Task details: Give back exactly the lines from the beginning of the listing below to the line holding "(boxB) at (467.5,583)", both ends included; the pictures stay out.

# # # # # # #

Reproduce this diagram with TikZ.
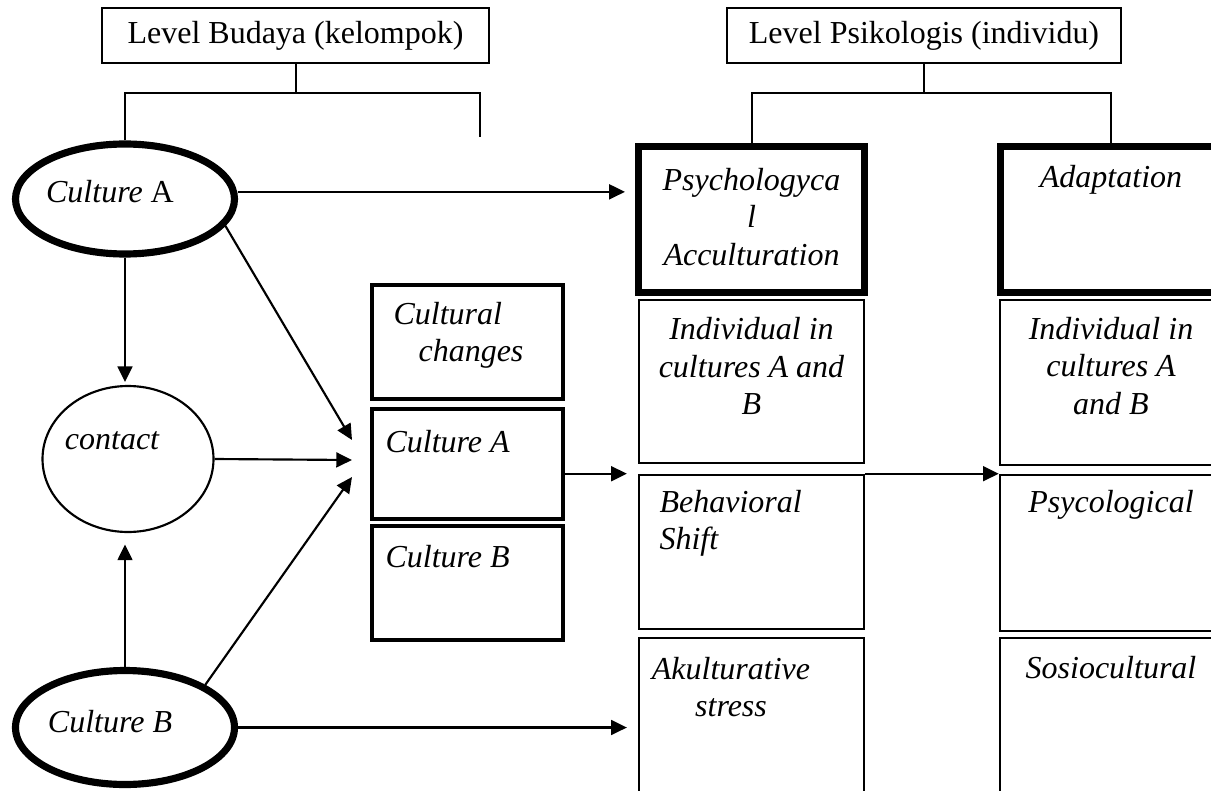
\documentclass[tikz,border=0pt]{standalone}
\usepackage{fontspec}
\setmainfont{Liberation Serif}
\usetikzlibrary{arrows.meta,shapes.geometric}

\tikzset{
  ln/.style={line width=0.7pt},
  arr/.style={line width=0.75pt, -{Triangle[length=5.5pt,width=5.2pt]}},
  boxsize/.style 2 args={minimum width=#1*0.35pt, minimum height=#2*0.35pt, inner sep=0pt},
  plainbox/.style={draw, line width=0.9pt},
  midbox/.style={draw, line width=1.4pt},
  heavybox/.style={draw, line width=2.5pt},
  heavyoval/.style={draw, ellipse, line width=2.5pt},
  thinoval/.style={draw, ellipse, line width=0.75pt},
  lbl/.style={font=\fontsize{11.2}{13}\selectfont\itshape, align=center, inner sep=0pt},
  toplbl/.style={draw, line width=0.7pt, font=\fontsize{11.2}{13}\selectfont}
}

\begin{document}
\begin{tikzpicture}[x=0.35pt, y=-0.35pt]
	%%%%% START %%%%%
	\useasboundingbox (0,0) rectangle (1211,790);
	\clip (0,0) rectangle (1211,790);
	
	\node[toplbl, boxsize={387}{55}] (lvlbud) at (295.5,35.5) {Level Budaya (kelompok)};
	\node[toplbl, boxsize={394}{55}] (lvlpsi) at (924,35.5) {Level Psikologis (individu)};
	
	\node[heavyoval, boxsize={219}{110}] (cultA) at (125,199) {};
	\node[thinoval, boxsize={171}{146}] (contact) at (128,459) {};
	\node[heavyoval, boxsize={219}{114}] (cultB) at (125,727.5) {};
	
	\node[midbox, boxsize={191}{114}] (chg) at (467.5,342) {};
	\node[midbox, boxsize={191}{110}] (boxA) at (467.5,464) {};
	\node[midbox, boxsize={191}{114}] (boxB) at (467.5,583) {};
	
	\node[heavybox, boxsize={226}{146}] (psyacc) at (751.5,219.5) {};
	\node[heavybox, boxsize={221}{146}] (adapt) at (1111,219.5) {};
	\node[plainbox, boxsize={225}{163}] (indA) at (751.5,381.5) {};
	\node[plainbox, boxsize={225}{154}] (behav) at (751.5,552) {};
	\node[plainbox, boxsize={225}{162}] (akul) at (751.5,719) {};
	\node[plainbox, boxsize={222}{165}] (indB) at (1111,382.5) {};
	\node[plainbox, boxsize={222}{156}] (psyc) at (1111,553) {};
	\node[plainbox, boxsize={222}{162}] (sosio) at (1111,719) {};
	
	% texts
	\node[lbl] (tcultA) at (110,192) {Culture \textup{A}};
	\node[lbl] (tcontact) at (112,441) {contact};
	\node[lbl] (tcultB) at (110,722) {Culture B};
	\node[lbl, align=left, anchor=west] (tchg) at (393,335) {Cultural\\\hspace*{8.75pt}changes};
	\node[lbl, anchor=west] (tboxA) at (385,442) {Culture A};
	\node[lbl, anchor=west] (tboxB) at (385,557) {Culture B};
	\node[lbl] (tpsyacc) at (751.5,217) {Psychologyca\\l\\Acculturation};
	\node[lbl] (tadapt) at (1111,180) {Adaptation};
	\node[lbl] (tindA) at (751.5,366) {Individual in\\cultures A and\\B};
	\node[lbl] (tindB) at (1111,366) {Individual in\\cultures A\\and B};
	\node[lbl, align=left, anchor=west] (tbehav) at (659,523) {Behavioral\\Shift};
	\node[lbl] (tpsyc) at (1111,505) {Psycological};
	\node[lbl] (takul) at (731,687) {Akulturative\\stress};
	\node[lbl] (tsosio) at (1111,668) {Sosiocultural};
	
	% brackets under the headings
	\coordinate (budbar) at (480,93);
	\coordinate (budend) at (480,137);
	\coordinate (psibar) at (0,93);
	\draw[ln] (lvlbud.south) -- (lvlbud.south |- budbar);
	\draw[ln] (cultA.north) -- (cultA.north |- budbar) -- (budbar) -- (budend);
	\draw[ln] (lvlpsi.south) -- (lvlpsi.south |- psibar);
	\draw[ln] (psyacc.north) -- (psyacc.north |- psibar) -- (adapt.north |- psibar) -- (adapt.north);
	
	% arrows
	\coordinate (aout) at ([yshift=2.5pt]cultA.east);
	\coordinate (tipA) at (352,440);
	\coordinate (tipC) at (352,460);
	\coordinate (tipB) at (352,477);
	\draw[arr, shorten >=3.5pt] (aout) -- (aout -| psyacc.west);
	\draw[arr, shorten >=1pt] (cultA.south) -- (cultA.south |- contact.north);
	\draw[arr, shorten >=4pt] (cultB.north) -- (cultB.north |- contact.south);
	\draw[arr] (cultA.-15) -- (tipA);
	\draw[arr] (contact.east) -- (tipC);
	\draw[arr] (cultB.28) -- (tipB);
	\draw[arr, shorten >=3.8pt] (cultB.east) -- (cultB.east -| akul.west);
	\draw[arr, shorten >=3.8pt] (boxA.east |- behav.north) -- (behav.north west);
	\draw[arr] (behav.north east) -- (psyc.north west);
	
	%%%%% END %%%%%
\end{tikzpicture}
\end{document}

# # # # # # #

Answer to the task:
Reproduce this diagram with TikZ.
\documentclass[tikz,border=0pt]{standalone}
\usepackage{fontspec}
\setmainfont{Liberation Serif}
\usetikzlibrary{arrows.meta,shapes.geometric}

\tikzset{
  ln/.style={line width=0.7pt},
  arr/.style={line width=0.75pt, -{Triangle[length=5.5pt,width=5.2pt]}},
  boxsize/.style 2 args={minimum width=#1*0.35pt, minimum height=#2*0.35pt, inner sep=0pt},
  plainbox/.style={draw, line width=0.9pt},
  midbox/.style={draw, line width=1.4pt},
  heavybox/.style={draw, line width=2.5pt},
  heavyoval/.style={draw, ellipse, line width=2.5pt},
  thinoval/.style={draw, ellipse, line width=0.75pt},
  lbl/.style={font=\fontsize{11.2}{13}\selectfont\itshape, align=center, inner sep=0pt},
  toplbl/.style={draw, line width=0.7pt, font=\fontsize{11.2}{13}\selectfont}
}

\begin{document}
\begin{tikzpicture}[x=0.35pt, y=-0.35pt]
	%%%%% START %%%%%
	\useasboundingbox (0,0) rectangle (1211,790);
	\clip (0,0) rectangle (1211,790);
	
	\node[toplbl, boxsize={387}{55}] (lvlbud) at (295.5,35.5) {Level Budaya (kelompok)};
	\node[toplbl, boxsize={394}{55}] (lvlpsi) at (924,35.5) {Level Psikologis (individu)};
	
	\node[heavyoval, boxsize={219}{110}] (cultA) at (125,199) {};
	\node[thinoval, boxsize={171}{146}] (contact) at (128,459) {};
	\node[heavyoval, boxsize={219}{114}] (cultB) at (125,727.5) {};
	
	\node[midbox, boxsize={191}{114}] (chg) at (467.5,342) {};
	\node[midbox, boxsize={191}{110}] (boxA) at (467.5,464) {};
	\node[midbox, boxsize={191}{114}] (boxB) at (467.5,583) {};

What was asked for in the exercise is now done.